21. Januar 2020

Hirnhautentzündung mit Bornavirus – verpassen wir etwas?

Kennen Sie Bornaviren? Nie gehört! Mindestens ist dieses Virus in der Humanmedizin nicht so bekannt. Vielleicht müssen wir uns den Namen Borna doch merken, wie eine Publikation aus Regensburg vermuten lässt (Niller, Lancet-ID, 2020). Die Autoren beschreiben eine Häufung von schweren Erkrankung mit Bornavirus beim Menschen.

Infektionen mit Bornaviren wurden schon früher mit psychiatrischen Erkrankungen in einen Zusammenhang gebracht. Bereits 2015 wurde eine Häufung von tödlich verlaufenden Gehirnentzündungen (Enzephalitiden) durch Bornaviren (VSBV-1) beschrieben (Hoffmann, NEJM, 2015). Die Fälle betrafen Züchter von südamerikanischen Streifenhörnchen in Norddeutschland. In der Folge gab es Einzelfallberichte von Enzephalitiden in Bayern mit einem anderen Bornavirus (BoDV-1), drei davon bei Organtransplantat-Empfängern. Nun wurde erneut in Bayern eine grosse Fallserie von Enzephalitiden beschrieben, die mit BoDV-1 assoziiert sind.
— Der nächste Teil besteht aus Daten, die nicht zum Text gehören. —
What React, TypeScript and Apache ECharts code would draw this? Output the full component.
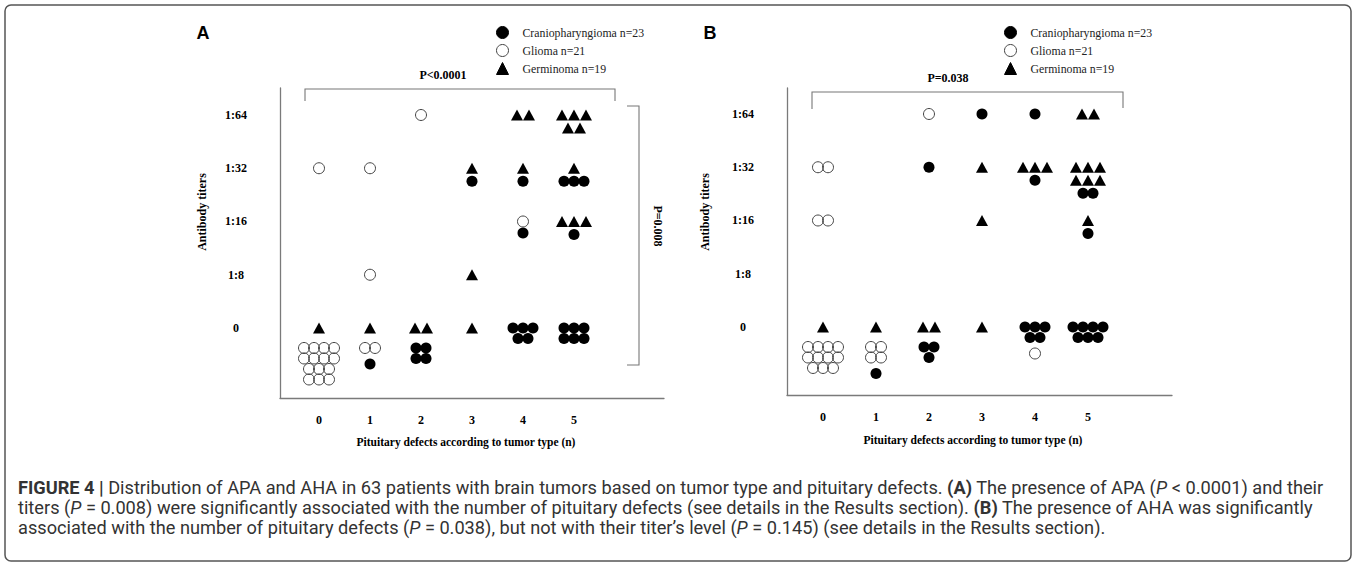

Sorgfältige Detektivarbeit
Dazu analysierten die Mediziner zunächst 56 Enzephalitis-Fälle zwischen 1995 und 2019, von denen sie Hirnbiopsien (n=47) oder Autopsiematerial (n=9) hatten. Von den 28 Patienten mit bekannter Ursache fand sich kein Fall mit BoDV-1. Doch bei den 28 Patienten mit Enzephalitis ohne bekannte Ursache fand sich in sieben Fällen eine Infektion des Gehirns mti BoDV-1. Alle sieben Patienten sind an der Enzephalitis verstorben. Die Autoren ergänzten dann ihre Fallserie noch mit zwei weiteren Fällen aus München. Weitere 6 Fälle hatten sie schon früher publiziert.

Fallbeschreibung
Die insgesamt acht neuen Fällen mit BoVD-1 assoziierter Enzephalitis waren jung (Durchschnitt 39 Jahre) und die meisten (6/8) hatten eine Immunsuppression. Allen Personen gemeinsam war jedoch ein intensiver Tierkontakt, insbesondere mit Katzen, und die Mehrzahl arbeitete als Bauern.

Klinisch handelte es sich meist um eine „Panenzephalitis“, also um einen ausgedehnten Befall des gesamten Gehirns und Rückenmarkes. Der klinische Verlauf der Erkrankung mit Lähmungserscheinungen war rasch progredient. Die Krankheit manifestierte sich primär meist mit Fieber und Kopfschmerzen, gefolgt von Lähmungserscheinungen.

Die Abkläurngen zeigten meist eine Zellvermehrung in der Rückemmarksflüssigkeit (Liquor-Pleozytose), erhöhtes Eiweiss und Laktat. Untersuchungen mit CT oder MRI zeigten meist Auffälligkeiten im Bereich von Temporal- oder Frontallappen. In allen Fällen wurde die Diagnose mittels PCR in Hirngewebe sowie einem positiven Nachweis von Bornavirus-Antikörpern in Serum (oder Liquor) gestellt. Die Serologie war anfangs teilweise negativ.

Mensch zu Mensch Übertragung?
In einigen Fällen konnten das Virusgenom sequenziert werden. Es fanden sich bei der Analyse zwar regionale Auffälligkeiten, doch die Virussequenzen der untersuchgen Fälle lässt vermuten, dass es sich bei diesen Fällen um voneinander unabhängigen Übertragungen vom Tier auf den Menschen gehandelt haben muss.

Behandlungsmöglichkeiten
Wie berichtet, verliefen die meisten Fälle sehr rasch mit tödlichem Ausgang, eine wirksame Therapie ist nicht bekannt. Bemerkenswert sind frühere Berichte, wonach eine Immunsuppression bei transplantierten Patienten möglicherweise einen Überlebensvorteil bringt.

Fazit
Zwar kann mit dieser Studie keine Aussage über die tatsächliche Häufigkeit der Bornavirus-Enzephalitis gemacht werden, doch scheint diese sehr selten zu sein. Da sich Bornaviren auch bei Tieren in Österreich und der Schweiz nachweisen lassen, empfehlen die Autoren, bei sonst unklaren, schweren Fällen von Enzephalitis insbesondere bei Personen aus ländlichen Regionen an Bornaviren zu denken (Abbildungen unten: Kreise: Nachgewiesene Infektionen bei Haustieren).